On a class of conserved phase field systems with a maximal monotone perturbation

TL;DR

This paper establishes existence, regularity, and uniqueness of solutions for a perturbed Cahn-Hilliard phase field system with maximal monotone operators, and explores a sliding mode control law for temperature and phase regulation.

Contribution

It introduces a novel analysis for a phase field system with maximal monotone perturbation and applies sliding mode control to regulate temperature and phase.

Findings

Proved existence and regularity of solutions.

Established continuous dependence and uniqueness.

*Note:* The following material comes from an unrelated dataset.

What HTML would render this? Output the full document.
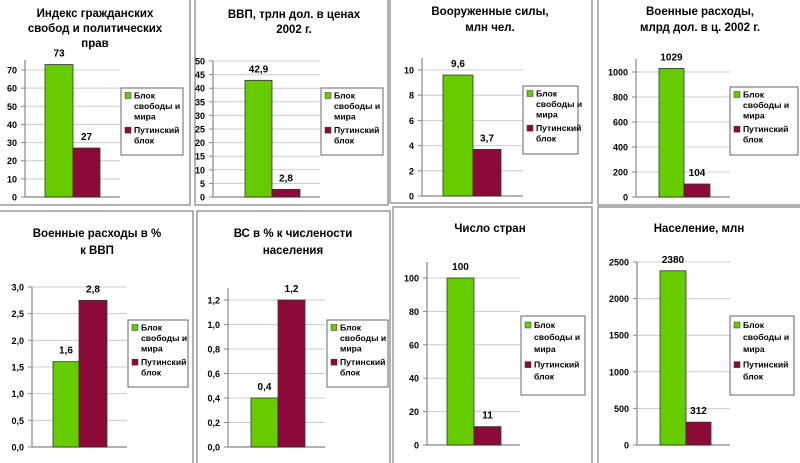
<!DOCTYPE html>
<html><head><meta charset="utf-8">
<style>
html,body{margin:0;padding:0;background:#fff;}
svg{display:block;}
text{font-family:"Liberation Sans",Arial,sans-serif;font-weight:bold;fill:#000;}
</style></head>
<body>
<svg id="s" width="800" height="463" viewBox="0 0 800 463" xmlns="http://www.w3.org/2000/svg"></svg>
<script>
var s=document.getElementById('s'),h='';
var G='#66cc00',R='#8c0a3a';
function panel(x1,y1,x2,y2){h+='<rect x="'+x1+'" y="'+y1+'" width="'+(x2-x1)+'" height="'+(y2-y1)+'" fill="#fff" stroke="#999" stroke-width="1.5"/>';}
function chart(c){
 panel(c.p[0],c.p[1],c.p[2],c.p[3]);
 c.t.forEach(function(l,i){h+='<text x="'+c.tx+'" y="'+(c.ty+i*c.tl)+'" font-size="11.5" text-anchor="middle">'+l+'</text>';});
 var sc=(c.y0-c.ym)/c.vm;
 c.ticks.forEach(function(t){var y=c.y0-t[0]*sc;
  if(t[0]>0)h+='<line x1="'+c.ax+'" y1="'+y+'" x2="'+c.gx+'" y2="'+y+'" stroke="#ccc" stroke-width="1"/>';
  h+='<line x1="'+(c.ax-4)+'" y1="'+y+'" x2="'+c.ax+'" y2="'+y+'" stroke="#888"/>';
  h+='<text x="'+(c.ax-8)+'" y="'+(y+3.5)+'" font-size="9" text-anchor="end">'+t[1]+'</text>';});
 h+='<line x1="'+c.ax+'" y1="'+c.at+'" x2="'+c.ax+'" y2="'+c.y0+'" stroke="#888" stroke-width="1.2"/>';
 h+='<line x1="'+c.ax+'" y1="'+c.y0+'" x2="'+c.gx+'" y2="'+c.y0+'" stroke="#888" stroke-width="1.2"/>';
 [[c.b[0],c.b[1],c.v[0],c.l[0],G],[c.b[1],c.b[2],c.v[1],c.l[1],R]].forEach(function(b){
  var y=c.y0-b[2]*sc;
  h+='<rect x="'+b[0]+'" y="'+y+'" width="'+(b[1]-b[0])+'" height="'+(c.y0-y)+'" fill="'+b[4]+'" stroke="#333" stroke-width="0.8"/>';
  h+='<text x="'+((b[0]+b[1])/2)+'" y="'+(y-8)+'" font-size="10" text-anchor="middle">'+b[3]+'</text>';});
 var L=c.lg;
 h+='<rect x="'+L[0]+'" y="'+L[1]+'" width="'+(L[2]-L[0])+'" height="'+(L[3]-L[1])+'" fill="#fff" stroke="#666" stroke-width="1"/>';
 var lh=(L[3]-L[1]), sp=lh>72?12:10.5, x=L[0]+4, tx=L[0]+13, y=L[1]+(lh>72?12:10.5);
 h+='<rect x="'+x+'" y="'+(y-6)+'" width="6" height="6" fill="'+G+'" stroke="#333" stroke-width="0.5"/>';
 ['Блок','свободы и','мира'].forEach(function(t,i){h+='<text x="'+tx+'" y="'+(y+i*sp)+'" font-size="8.6">'+t+'</text>';});
 var y2=y+sp*3.3;
 h+='<rect x="'+x+'" y="'+(y2-6)+'" width="6" height="6" fill="'+R+'" stroke="#333" stroke-width="0.5"/>';
 ['Путинский','блок'].forEach(function(t,i){h+='<text x="'+tx+'" y="'+(y2+i*sp)+'" font-size="8.6">'+t+'</text>';});
}
function rng(n,st,f){var r=[];for(var i=0;i<=n;i++){var v=i*st;r.push([v,f?f(v):String(v)]);}return r;}
var cm=function(d){return function(v){return v.toFixed(d).replace('.',',');};};
var charts=[
 {p:[-2,-2,190,205],t:['Индекс гражданских','свобод и политических','прав'],tx:95,ty:17,tl:15,ax:25,y0:197,ym:70,vm:70,at:60,gx:120,ticks:rng(7,10),b:[45,73,100],v:[73,27],l:['73','27'],lg:[121,88,183,155]},
 {p:[195,-2,388,205],t:['ВВП, трлн дол. в ценах','2002 г.'],tx:294,ty:18,tl:15,ax:213,y0:197,ym:61,vm:50,at:61,gx:320,ticks:rng(10,5),b:[245,272,300],v:[42.9,2.8],l:['42,9','2,8'],lg:[321,88,383,155]},
 {p:[390,-2,592,203],t:['Вооруженные силы,','млн чел.'],tx:490,ty:15,tl:16,ax:422,y0:196,ym:70,vm:10,at:58,gx:523,ticks:rng(5,2),b:[443,473,501],v:[9.6,3.7],l:['9,6','3,7'],lg:[523,86,578,154]},
 {p:[598,-2,802,205],t:['Военные расходы,','млрд дол. в ц. 2002 г.'],tx:700,ty:15,tl:16,ax:636,y0:197,ym:72,vm:1000,at:59,gx:730,ticks:rng(5,200),b:[659,684,710],v:[1029,104],l:['1029','104'],lg:[730,87,798,155]},
 {p:[-2,211,193,465],t:['Военные расходы в %','к ВВП'],tx:97,ty:237,tl:17,ax:32,y0:447,ym:287,vm:3,at:287,gx:127,ticks:rng(6,0.5,cm(1)),b:[53,79,107],v:[1.6,2.75],l:['1,6','2,8'],lg:[128,320,188,387]},
 {p:[197,211,390,465],t:['ВС в % к числености','населения'],tx:293,ty:237,tl:17,ax:228,y0:447,ym:300,vm:1.2,at:288,gx:325,ticks:rng(6,0.2,cm(1)),b:[251,278,305],v:[0.4,1.2],l:['0,4','1,2'],lg:[327,320,388,387]},
 {p:[393,207,592,465],t:['Число стран'],tx:490,ty:232,tl:17,ax:427,y0:445,ym:278,vm:100,at:262,gx:520,ticks:rng(5,20),b:[447,474,501],v:[100,11],l:['100','11'],lg:[521,316,585,395]},
 {p:[598,207,802,465],t:['Население, млн'],tx:699,ty:232,tl:17,ax:637,y0:445,ym:262,vm:2500,at:262,gx:730,ticks:rng(5,500),b:[660,686,711],v:[2380,312],l:['2380','312'],lg:[730,316,794,395]}
];
charts.forEach(chart);
s.innerHTML=h;
</script>
</body></html>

Demonstrated finite-time convergence under sliding mode control.

Abstract

We prove existence and regularity for the solutions to a Cahn-Hilliard system describing the phenomenon of phase separation for a material contained in a bounded and regular domain. Since the first equation of the system is perturbed by the presence of an additional maximal monotone operator, we show our results using suitable regularization of the nonlinearities of the problem and performing some a priori estimates which allow us to pass to the limit thanks to compactness and monotonicity arguments. Next, under further assumptions, we deduce a continuous dependence estimate whence the uniqueness property is also achieved. Then, we consider the relating sliding mode control (SMC) problem and show that the chosen SMC law forces a suitable linear combination of the temperature and the phase to reach a given (space dependent) value within finite time.